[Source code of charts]
------
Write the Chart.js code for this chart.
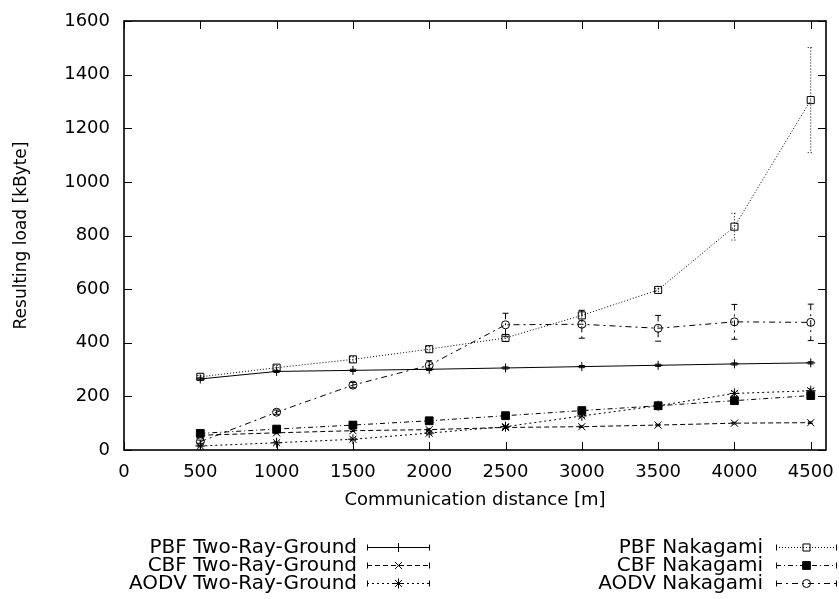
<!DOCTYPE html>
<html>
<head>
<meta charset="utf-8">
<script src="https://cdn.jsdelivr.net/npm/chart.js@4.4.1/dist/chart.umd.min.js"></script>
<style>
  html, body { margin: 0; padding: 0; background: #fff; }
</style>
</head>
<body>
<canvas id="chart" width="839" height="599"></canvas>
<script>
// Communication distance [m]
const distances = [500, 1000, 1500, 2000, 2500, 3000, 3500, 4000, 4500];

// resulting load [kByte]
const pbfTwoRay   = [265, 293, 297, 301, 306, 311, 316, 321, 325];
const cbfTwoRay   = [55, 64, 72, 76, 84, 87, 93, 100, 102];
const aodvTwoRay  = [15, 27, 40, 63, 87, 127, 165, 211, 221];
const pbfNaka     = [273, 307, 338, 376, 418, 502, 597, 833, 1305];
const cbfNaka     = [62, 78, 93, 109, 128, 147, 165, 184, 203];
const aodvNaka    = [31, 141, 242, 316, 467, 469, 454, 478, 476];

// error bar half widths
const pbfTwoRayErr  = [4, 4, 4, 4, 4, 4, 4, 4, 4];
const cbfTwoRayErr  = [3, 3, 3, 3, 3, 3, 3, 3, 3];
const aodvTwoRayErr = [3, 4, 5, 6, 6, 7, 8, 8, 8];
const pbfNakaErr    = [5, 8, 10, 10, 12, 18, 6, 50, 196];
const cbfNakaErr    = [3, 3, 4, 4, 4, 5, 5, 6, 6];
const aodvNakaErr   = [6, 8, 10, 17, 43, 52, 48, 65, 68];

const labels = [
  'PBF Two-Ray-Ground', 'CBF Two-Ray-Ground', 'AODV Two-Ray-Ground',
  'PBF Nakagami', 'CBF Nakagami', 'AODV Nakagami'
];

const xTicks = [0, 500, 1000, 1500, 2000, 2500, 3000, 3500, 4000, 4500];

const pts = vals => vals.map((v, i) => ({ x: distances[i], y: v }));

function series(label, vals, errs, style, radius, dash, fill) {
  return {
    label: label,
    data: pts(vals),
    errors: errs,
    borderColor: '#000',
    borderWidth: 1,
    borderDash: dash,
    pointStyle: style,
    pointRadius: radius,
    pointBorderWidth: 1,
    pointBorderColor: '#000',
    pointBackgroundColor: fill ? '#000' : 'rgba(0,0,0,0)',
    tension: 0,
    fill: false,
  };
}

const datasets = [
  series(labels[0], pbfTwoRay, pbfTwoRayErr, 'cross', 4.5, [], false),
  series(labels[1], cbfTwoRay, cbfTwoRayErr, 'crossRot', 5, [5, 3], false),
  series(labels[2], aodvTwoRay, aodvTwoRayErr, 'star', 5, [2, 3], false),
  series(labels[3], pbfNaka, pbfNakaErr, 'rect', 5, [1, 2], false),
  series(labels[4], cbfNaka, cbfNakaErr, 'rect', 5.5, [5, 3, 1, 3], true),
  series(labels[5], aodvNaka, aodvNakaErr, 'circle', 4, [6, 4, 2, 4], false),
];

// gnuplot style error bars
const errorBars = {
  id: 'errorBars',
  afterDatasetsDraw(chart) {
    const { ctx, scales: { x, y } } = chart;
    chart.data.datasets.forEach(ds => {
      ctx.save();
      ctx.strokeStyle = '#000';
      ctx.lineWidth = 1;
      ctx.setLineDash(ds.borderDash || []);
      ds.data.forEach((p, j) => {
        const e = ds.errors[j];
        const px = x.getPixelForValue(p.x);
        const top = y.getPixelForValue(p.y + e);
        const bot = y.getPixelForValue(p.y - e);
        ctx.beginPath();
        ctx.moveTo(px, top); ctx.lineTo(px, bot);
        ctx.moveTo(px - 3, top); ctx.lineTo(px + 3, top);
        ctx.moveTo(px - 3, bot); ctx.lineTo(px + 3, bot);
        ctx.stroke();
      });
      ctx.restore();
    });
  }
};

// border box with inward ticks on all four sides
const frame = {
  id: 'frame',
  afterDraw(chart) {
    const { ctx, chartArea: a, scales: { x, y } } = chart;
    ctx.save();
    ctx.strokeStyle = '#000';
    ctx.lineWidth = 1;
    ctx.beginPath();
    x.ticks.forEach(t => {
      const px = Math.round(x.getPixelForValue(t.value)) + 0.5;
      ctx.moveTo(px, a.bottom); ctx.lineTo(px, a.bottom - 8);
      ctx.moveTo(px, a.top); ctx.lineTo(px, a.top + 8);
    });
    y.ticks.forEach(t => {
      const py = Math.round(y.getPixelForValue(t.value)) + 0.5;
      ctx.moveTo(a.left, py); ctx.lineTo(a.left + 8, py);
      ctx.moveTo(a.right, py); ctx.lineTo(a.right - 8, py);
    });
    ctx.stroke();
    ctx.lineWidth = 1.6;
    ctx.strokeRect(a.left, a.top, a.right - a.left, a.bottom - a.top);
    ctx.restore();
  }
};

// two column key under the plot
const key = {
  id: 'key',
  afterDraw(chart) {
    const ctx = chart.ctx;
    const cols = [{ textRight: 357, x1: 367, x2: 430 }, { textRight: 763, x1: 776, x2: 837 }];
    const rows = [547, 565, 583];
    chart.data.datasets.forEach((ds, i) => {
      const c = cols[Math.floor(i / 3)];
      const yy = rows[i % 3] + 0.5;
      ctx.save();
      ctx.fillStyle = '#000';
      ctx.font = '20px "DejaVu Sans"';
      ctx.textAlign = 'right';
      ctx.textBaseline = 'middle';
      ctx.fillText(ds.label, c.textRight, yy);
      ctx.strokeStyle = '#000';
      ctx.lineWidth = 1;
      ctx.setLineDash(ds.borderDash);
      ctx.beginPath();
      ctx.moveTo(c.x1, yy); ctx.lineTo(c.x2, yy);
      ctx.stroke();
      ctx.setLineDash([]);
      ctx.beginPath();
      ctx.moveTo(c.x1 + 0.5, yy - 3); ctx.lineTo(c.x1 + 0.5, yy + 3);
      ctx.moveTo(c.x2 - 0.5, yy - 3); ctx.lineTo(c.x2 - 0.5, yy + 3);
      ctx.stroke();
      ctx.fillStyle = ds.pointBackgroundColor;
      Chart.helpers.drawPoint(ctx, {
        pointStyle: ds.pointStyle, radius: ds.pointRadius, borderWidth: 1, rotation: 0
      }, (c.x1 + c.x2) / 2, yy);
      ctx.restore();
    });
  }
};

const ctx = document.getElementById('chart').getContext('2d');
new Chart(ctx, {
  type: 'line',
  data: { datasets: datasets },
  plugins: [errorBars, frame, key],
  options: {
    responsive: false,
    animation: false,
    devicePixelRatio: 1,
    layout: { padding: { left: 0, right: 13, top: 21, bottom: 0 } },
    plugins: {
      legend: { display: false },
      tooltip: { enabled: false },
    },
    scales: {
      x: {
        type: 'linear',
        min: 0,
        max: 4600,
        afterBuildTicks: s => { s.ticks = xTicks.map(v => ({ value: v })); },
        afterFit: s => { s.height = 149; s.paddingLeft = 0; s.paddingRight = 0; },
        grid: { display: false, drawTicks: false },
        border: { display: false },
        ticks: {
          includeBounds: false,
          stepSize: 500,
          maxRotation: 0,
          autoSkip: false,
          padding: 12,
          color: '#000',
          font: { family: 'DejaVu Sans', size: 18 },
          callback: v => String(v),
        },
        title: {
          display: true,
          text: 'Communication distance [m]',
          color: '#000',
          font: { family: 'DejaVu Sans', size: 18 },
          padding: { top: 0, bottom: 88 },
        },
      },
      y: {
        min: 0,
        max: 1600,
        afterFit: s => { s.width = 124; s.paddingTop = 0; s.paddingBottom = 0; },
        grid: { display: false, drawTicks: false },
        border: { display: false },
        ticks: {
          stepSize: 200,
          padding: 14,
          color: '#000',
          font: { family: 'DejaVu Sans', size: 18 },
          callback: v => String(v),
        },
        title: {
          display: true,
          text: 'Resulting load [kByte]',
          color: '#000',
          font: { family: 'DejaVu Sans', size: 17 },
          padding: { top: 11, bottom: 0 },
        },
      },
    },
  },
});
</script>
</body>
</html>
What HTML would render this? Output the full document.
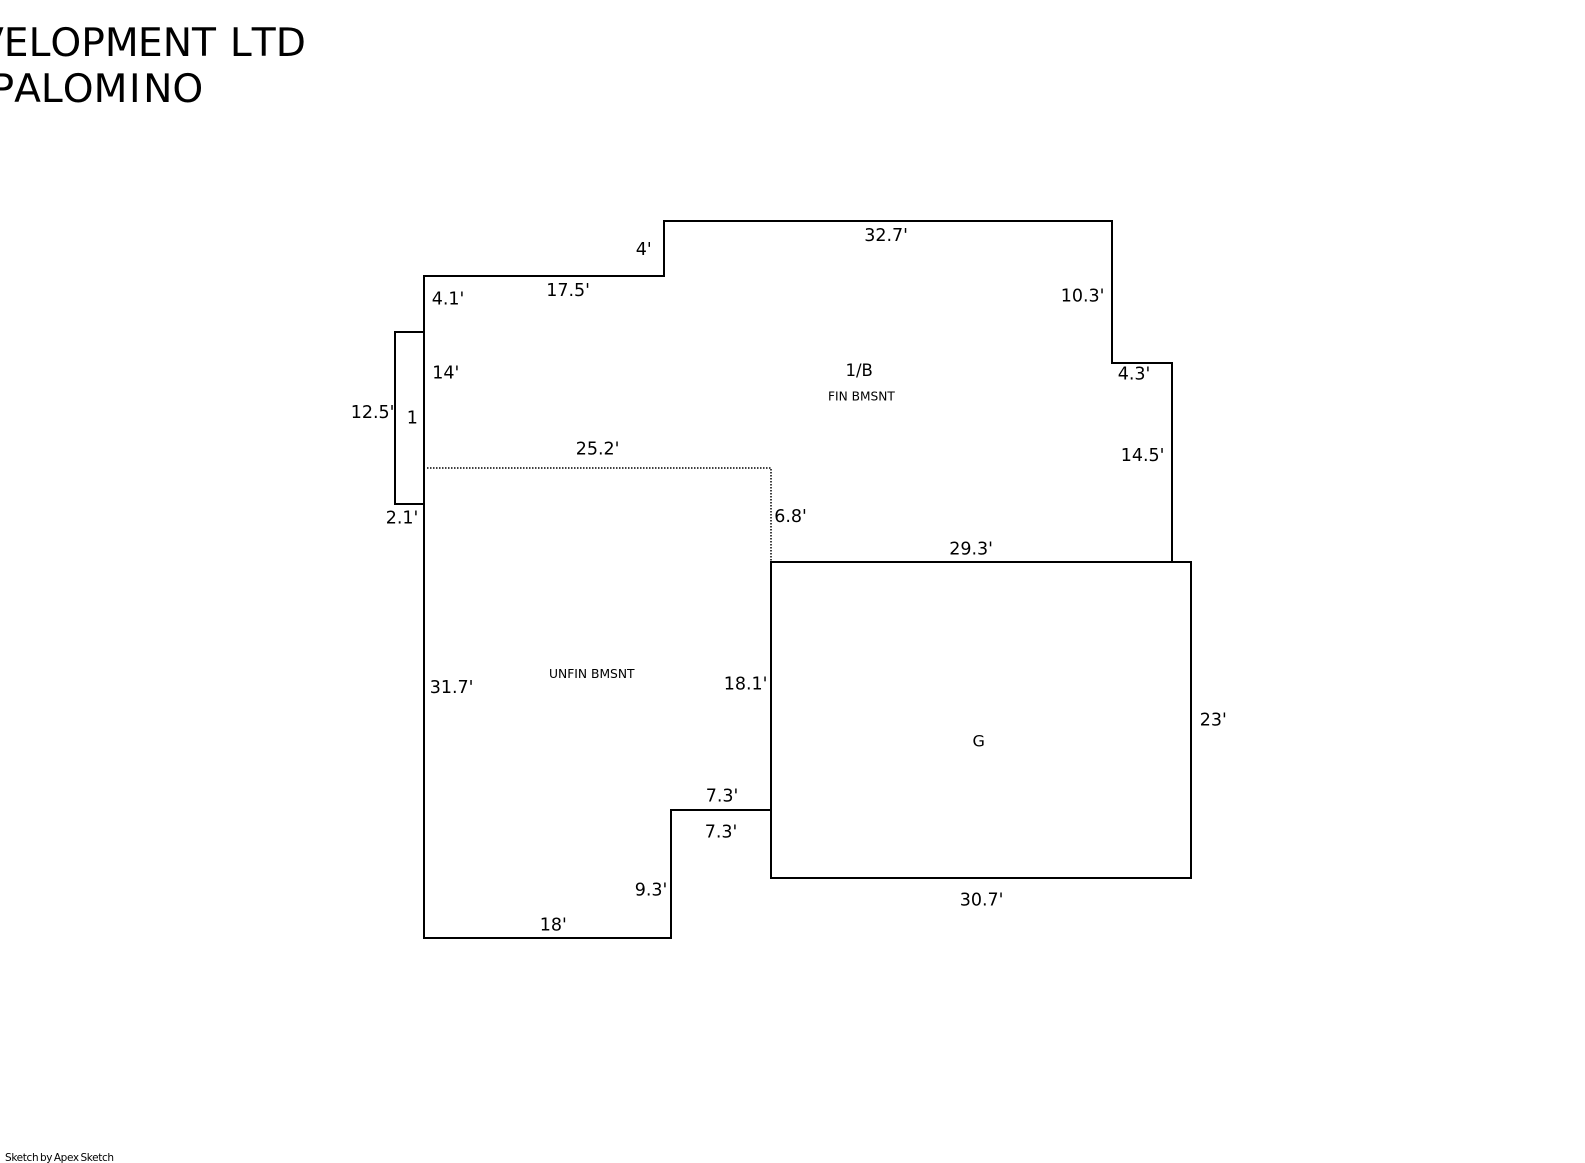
------
-- Work required --
Find how many of the lines above have the word "this" in them. State only that number.

-- Full response --
2